Integrated Risk Analysis: Pakistan Geopolitical Stress and crypto Liquidity Dynamics

 By Rooma Mehmood.



  1. Conflict Escalation (Pakistan-Afghanistan): The full collapse of the Istanbul talks and resulting military action (e.g., renewed cross-border strikes)  would lead to immediate regional instability, commodity price shocks, supply chain disruption, and a severe spike in Pakistan's sovereign credit default swap (CDS) premiums.
  2. Fiscal Fatigue from Climate Shock: The immense, unbudgeted cost of flood reconstruction drives inflation and increases the debt burden. This financial strain threatens to erode recent fiscal gains, potentially necessitating a larger or restructured International Monetary Fund (IMF) program and exacerbating domestic political volatility (as seen in the TLP crackdown).
  3. Sovereign Debt Allocation (Pakistan): A highly cautious, defensive posture is warranted. Exposure should be restricted to short-duration instruments or local currency hedges designed to capitalize on remittance inflows and FBR collection growth as signs of internal resilience. Given the acute security concerns on the western border, delaying any significant capital allocation based on strategic infrastructure optimism (like the SCO preparation projects) is strongly recommended until security risks are verifiably de-escalated. 

  4. Correlating Geopolitical Stress and Digital Asset Demand

    ​While digital assets typically function as a non-sovereign hedge against emerging market currency risk (relevant given the widening Pakistani trade deficit ), extreme regional conflict introduces a severe risk of liquidity contagion. The high sovereign geopolitical risk in Pakistan, peaking with the October 27 Istanbul talks deadlock , acts as a critical macro headwind for global risk appetite. An escalation into an "open war" between Pakistan and Afghanistan , or renewed high tensions with India, would trigger mass de-risking across global portfolios. In such extreme "risk-off" scenarios, even fundamentally strong assets like SOL, particularly those already exhibiting technical distribution trends and high structural risks, often suffer temporary, indiscriminate selling as institutional funds rapidly seek cash liquidity. The timing of Pakistan's security crisis peak aligns perfectly with the institutional shedding of Solana exposure.

  5.  Volatility Modeling and Price Action Forecast

    ​The divergence in fund flows indicates that retail participants are primarily chasing the recent price run-up, driven by Fear Of Missing Out (FOMO). Institutional players, conversely, are exhibiting highly rational, tactical profit-taking behavior. Given the underlying structural concentration risk , the sustained net institutional outflow observed over five days, and the acute 4-hour distribution pattern , forecast to face significant overhead resistance and high volatility in the immediate term. A sharp technical correction is highly probable upon any notable deceleration of the current retail buying enthusiasm.

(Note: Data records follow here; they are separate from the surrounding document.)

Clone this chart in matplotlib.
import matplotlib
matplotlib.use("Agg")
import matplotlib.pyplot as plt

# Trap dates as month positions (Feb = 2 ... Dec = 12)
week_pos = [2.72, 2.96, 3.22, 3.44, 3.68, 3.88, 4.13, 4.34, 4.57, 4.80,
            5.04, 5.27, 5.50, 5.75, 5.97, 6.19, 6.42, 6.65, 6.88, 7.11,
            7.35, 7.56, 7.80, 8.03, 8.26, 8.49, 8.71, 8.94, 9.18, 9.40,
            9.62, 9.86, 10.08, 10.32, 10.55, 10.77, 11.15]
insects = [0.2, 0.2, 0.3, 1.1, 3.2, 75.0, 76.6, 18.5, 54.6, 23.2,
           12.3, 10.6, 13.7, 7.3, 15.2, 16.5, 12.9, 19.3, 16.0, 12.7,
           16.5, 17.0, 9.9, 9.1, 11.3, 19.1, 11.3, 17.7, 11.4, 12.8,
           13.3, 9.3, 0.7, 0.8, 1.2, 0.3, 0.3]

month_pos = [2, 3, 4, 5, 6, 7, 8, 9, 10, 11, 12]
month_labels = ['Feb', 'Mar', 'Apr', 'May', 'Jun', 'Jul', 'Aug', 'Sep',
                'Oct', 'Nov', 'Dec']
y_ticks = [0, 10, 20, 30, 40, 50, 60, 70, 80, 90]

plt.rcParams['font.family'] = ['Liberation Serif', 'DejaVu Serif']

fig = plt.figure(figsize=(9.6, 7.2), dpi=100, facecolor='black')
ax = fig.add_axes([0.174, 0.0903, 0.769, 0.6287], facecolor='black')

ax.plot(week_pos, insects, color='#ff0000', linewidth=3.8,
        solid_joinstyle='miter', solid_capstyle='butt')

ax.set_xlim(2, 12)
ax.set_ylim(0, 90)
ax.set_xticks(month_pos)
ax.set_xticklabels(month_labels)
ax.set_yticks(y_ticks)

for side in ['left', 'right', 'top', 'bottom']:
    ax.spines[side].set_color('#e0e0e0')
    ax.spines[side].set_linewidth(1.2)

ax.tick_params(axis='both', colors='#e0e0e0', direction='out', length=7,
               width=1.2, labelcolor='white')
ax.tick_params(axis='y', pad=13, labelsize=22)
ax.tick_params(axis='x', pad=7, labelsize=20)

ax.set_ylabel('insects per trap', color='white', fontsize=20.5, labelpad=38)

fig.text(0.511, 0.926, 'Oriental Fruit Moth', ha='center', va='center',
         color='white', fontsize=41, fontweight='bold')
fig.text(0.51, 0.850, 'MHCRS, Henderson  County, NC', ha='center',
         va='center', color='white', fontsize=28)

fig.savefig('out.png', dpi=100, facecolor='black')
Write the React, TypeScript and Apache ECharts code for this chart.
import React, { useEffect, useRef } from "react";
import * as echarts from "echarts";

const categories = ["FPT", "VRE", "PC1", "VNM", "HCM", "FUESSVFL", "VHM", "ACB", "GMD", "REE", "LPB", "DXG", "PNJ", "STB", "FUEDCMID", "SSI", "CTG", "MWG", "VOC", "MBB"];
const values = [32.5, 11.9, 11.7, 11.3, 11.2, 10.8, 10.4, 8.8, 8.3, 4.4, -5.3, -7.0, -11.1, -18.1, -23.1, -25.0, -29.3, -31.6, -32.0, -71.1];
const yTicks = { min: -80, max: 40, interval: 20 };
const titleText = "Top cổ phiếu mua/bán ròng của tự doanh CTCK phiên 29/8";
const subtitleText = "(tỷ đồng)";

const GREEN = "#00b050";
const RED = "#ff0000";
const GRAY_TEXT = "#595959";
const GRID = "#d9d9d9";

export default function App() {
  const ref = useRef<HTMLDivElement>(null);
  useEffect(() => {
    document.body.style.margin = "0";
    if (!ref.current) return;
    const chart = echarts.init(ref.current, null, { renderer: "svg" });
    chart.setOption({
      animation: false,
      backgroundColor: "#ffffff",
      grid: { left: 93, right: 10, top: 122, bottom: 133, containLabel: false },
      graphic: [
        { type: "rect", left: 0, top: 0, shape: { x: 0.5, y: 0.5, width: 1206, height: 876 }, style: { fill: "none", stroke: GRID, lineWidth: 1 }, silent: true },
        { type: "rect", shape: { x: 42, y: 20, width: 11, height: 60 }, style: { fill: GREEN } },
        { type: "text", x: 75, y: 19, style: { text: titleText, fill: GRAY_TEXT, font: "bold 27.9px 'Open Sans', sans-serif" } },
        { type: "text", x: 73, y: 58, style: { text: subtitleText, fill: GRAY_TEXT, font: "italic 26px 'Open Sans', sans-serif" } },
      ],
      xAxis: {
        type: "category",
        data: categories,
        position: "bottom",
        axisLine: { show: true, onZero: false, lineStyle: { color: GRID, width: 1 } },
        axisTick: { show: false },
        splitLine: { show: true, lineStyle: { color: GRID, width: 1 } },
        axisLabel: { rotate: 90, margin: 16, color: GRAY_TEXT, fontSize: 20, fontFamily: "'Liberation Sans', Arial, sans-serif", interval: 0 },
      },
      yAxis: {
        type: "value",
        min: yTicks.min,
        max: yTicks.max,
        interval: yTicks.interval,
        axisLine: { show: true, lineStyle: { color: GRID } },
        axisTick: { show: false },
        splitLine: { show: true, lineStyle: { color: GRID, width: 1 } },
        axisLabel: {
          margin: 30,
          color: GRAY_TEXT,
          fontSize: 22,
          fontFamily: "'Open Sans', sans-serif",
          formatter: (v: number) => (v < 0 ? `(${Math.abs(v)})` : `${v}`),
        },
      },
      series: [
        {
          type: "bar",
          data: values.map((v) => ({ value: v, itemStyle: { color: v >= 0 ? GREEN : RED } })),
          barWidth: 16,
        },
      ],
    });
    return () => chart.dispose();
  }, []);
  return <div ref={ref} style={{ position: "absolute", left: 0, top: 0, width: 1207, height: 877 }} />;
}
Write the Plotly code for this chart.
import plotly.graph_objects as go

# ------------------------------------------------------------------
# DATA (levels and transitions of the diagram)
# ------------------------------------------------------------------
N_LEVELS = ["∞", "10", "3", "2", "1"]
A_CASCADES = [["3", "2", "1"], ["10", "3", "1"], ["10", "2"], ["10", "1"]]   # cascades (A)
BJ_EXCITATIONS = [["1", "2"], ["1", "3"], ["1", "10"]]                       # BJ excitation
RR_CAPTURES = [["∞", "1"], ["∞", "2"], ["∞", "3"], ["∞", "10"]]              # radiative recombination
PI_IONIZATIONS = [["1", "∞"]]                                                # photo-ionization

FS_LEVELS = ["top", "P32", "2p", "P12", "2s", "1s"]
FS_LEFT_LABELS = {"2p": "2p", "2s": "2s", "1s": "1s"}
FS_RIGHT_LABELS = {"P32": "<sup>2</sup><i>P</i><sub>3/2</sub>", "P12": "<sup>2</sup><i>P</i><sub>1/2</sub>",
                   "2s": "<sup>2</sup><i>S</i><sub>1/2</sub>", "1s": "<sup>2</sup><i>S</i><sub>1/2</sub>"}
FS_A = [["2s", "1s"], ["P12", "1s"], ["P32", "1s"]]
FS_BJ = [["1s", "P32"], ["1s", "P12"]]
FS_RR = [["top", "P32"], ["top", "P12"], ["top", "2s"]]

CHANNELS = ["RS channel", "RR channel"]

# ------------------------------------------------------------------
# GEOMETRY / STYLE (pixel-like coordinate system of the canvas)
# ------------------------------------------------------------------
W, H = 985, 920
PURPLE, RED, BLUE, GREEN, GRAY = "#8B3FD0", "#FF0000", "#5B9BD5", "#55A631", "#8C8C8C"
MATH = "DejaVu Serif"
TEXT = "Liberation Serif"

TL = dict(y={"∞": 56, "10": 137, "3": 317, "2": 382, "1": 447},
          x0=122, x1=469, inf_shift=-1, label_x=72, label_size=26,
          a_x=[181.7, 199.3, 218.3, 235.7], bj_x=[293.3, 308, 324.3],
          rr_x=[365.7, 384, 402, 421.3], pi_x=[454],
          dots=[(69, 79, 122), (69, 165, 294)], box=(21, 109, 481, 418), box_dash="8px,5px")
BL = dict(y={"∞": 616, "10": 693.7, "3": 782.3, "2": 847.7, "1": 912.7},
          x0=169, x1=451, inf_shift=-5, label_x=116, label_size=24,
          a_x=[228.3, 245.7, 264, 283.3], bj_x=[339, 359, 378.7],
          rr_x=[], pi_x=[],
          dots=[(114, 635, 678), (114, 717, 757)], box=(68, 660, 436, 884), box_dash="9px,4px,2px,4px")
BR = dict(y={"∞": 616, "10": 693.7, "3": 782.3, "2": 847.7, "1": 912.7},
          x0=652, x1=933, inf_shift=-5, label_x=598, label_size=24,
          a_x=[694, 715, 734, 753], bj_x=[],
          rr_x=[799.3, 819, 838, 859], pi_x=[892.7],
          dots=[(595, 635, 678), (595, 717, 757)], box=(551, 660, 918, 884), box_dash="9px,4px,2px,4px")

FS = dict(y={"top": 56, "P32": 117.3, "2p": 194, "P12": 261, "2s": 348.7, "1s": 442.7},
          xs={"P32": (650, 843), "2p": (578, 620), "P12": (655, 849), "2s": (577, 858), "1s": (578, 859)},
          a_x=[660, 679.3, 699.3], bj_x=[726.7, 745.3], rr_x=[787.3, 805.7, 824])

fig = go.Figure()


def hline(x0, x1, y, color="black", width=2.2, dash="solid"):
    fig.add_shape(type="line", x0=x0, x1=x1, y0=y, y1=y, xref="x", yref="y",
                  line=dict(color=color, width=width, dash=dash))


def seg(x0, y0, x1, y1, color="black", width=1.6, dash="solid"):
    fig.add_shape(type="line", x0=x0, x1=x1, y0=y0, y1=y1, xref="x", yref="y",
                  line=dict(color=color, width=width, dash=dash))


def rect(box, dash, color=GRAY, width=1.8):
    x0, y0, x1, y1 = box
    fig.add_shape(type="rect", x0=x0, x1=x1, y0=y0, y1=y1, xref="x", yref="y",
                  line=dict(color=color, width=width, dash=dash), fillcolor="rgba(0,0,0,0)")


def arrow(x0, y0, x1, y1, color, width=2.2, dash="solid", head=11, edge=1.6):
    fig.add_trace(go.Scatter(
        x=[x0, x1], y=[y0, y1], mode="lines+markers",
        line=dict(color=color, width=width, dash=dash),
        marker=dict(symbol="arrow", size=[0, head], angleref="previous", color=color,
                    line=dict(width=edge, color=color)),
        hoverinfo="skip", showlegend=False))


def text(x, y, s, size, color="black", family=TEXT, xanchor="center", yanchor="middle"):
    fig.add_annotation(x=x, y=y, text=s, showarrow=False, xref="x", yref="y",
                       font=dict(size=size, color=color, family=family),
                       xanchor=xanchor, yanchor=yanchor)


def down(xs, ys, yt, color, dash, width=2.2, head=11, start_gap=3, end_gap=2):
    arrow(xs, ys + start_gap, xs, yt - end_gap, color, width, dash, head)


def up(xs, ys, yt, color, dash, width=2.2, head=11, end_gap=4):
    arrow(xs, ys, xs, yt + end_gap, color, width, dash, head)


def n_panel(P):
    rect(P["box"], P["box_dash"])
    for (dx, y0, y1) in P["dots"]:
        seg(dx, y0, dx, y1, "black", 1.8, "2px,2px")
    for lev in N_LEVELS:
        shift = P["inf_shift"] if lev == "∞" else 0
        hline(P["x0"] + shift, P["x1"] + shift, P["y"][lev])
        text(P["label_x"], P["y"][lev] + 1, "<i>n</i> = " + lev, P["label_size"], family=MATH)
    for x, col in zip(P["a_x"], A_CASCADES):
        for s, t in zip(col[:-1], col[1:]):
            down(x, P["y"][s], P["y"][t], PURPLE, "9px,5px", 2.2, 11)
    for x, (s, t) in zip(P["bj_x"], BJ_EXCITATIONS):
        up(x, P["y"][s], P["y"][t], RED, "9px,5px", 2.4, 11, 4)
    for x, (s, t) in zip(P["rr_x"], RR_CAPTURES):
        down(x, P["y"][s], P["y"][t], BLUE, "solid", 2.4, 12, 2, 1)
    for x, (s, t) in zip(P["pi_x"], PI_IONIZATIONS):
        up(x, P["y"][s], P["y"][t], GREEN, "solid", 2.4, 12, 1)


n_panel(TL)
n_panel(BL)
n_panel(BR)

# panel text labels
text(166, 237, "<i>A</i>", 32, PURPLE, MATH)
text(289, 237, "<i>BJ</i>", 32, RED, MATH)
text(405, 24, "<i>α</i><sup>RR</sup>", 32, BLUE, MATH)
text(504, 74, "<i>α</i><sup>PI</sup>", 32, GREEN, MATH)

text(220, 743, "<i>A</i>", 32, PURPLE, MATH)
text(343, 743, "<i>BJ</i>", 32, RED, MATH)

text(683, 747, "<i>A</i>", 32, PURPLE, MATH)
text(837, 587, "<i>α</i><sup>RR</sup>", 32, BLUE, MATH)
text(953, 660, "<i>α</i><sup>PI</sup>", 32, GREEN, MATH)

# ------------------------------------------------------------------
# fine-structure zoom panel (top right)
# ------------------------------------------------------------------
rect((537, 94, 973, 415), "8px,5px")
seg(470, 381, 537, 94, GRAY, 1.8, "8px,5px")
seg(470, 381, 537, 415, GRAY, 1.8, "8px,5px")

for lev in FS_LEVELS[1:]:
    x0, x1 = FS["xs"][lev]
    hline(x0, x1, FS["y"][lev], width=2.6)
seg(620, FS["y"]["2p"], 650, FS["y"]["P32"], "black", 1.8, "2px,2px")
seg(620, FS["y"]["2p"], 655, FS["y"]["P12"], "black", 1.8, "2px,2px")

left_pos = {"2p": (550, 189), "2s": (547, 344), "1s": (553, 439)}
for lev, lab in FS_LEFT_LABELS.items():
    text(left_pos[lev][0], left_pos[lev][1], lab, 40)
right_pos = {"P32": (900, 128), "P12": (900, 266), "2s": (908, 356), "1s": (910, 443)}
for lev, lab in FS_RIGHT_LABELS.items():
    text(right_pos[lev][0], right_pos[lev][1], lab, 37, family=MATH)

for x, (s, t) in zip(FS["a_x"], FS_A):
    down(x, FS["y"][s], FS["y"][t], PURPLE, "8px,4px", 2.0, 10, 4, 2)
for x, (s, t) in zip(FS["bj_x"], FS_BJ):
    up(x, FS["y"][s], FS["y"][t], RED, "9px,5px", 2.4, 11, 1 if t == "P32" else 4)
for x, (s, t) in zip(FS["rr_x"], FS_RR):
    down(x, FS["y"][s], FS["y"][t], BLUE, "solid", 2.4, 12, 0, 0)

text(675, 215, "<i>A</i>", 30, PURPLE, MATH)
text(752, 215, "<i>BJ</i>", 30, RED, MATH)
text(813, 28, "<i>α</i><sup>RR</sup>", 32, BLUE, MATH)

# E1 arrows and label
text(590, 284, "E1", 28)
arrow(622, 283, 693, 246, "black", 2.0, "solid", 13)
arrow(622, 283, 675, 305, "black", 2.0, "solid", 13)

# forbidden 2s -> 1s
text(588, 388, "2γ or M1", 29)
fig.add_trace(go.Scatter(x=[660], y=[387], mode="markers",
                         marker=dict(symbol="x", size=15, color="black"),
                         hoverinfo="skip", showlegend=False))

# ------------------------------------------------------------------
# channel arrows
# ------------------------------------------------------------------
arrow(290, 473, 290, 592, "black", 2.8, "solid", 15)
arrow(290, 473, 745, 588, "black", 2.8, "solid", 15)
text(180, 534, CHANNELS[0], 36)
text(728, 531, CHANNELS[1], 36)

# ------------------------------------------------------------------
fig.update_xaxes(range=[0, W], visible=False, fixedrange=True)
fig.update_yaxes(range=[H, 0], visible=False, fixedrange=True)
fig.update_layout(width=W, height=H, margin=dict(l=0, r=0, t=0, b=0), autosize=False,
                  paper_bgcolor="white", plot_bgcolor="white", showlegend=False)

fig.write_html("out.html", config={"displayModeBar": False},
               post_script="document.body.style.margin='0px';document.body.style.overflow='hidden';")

  6. Geopolitical Risk Index (GRI) Update for Pakistan

    ​Pakistan is currently navigating a critical security inflection point. Systemic instability is peaking following the deadlock in high-stakes peace talks in Istanbul on October 27, which risks escalating the security conflict on the western border with Afghanistan. This external tension is compounded by acute regional military posturing with India, symbolized by Pakistan’s Notice to Airmen (NOTAM) coinciding precisely with India’s "Trishul 2025" tri-services military exercise.

    ​On the macroeconomic front, initial resilience evidenced by strong Fiscal Revenue Board (FBR) tax collections and critical remittance inflows  is under severe threat. The second-order costs associated with the devastating 2025 monsoon floods have depressed the country’s GDP growth forecast. The simultaneous pressure from mounting external security threats and the internal disaster recovery effort creates a state of maximum systemic risk. This critical security overload strains governmental resources, potentially diverting essential funding away from long-term stabilization goals, undermining international market confidence, and complicating the aggressive preparations for the crucial Shanghai Cooperation Organization (SCO) Summit scheduled to be held in Islamabad.

  7. Breakdown of the Istanbul Peace Talks Deadlock and the TTP Conundrum

    ​The fragile negotiations intended to secure Pakistan’s western frontier have collapsed into a diplomatic stalemate. The latest round of talks, facilitated by Qatar and Türkiye, reached a deadlock on October 27, 2025. The fundamental sticking point remains the Afghan Taliban’s refusal to commit to "concrete and verifiable steps" required by Pakistan to eliminate the Tehreek-i-Taliban Pakistan (TTP) and other militant groups operating from within Afghanistan.

    ​This diplomatic failure follows renewed and intense border clashes, including an incident on October 26 that resulted in 30 confirmed casualties—five Pakistani soldiers and 25 fighters. Pakistan’s Defence Minister issued a stark warning that Islamabad would escalate to an "open war" if the peace talks in Istanbul ultimately failed. This risk is existential because Pakistan believes the TTP operates "in connivance" with the Afghan Taliban regime. The Afghan Taliban’s reluctance is fundamentally strategic: the TTP provided historical support against US/NATO forces and serves as a buffer against the regional Islamic State of Khorasan (IS-K). By refusing to eliminate these TTP sanctuaries, the Afghan regime maintains strategic leverage against Islamabad. This dynamic confirms that genuine counter-terrorism cooperation, which is the necessary foundation for normalized relations, is unattainable under the current political structure, dramatically increasing the likelihood of targeted military operations inside Afghan territory by Pakistan.

  8. Humanitarian Fallout and Refugee Crisis

    ​Directly linked to the deteriorating security dynamic, Islamabad is accelerating the expulsion of Afghan refugees, closing refugee villages, and labeling many, including those born in Pakistan, as "illegal in own homes".1 This policy represents a decision by Islamabad to securitize its border policy by eliminating the demographic support structures that could be perceived to aid cross-border militants. While this action addresses a primary security concern, it simultaneously generates an acute humanitarian crisis, straining domestic resources and potentially breeding internal resentment and radicalization risk in the areas where these expulsions are concentrated.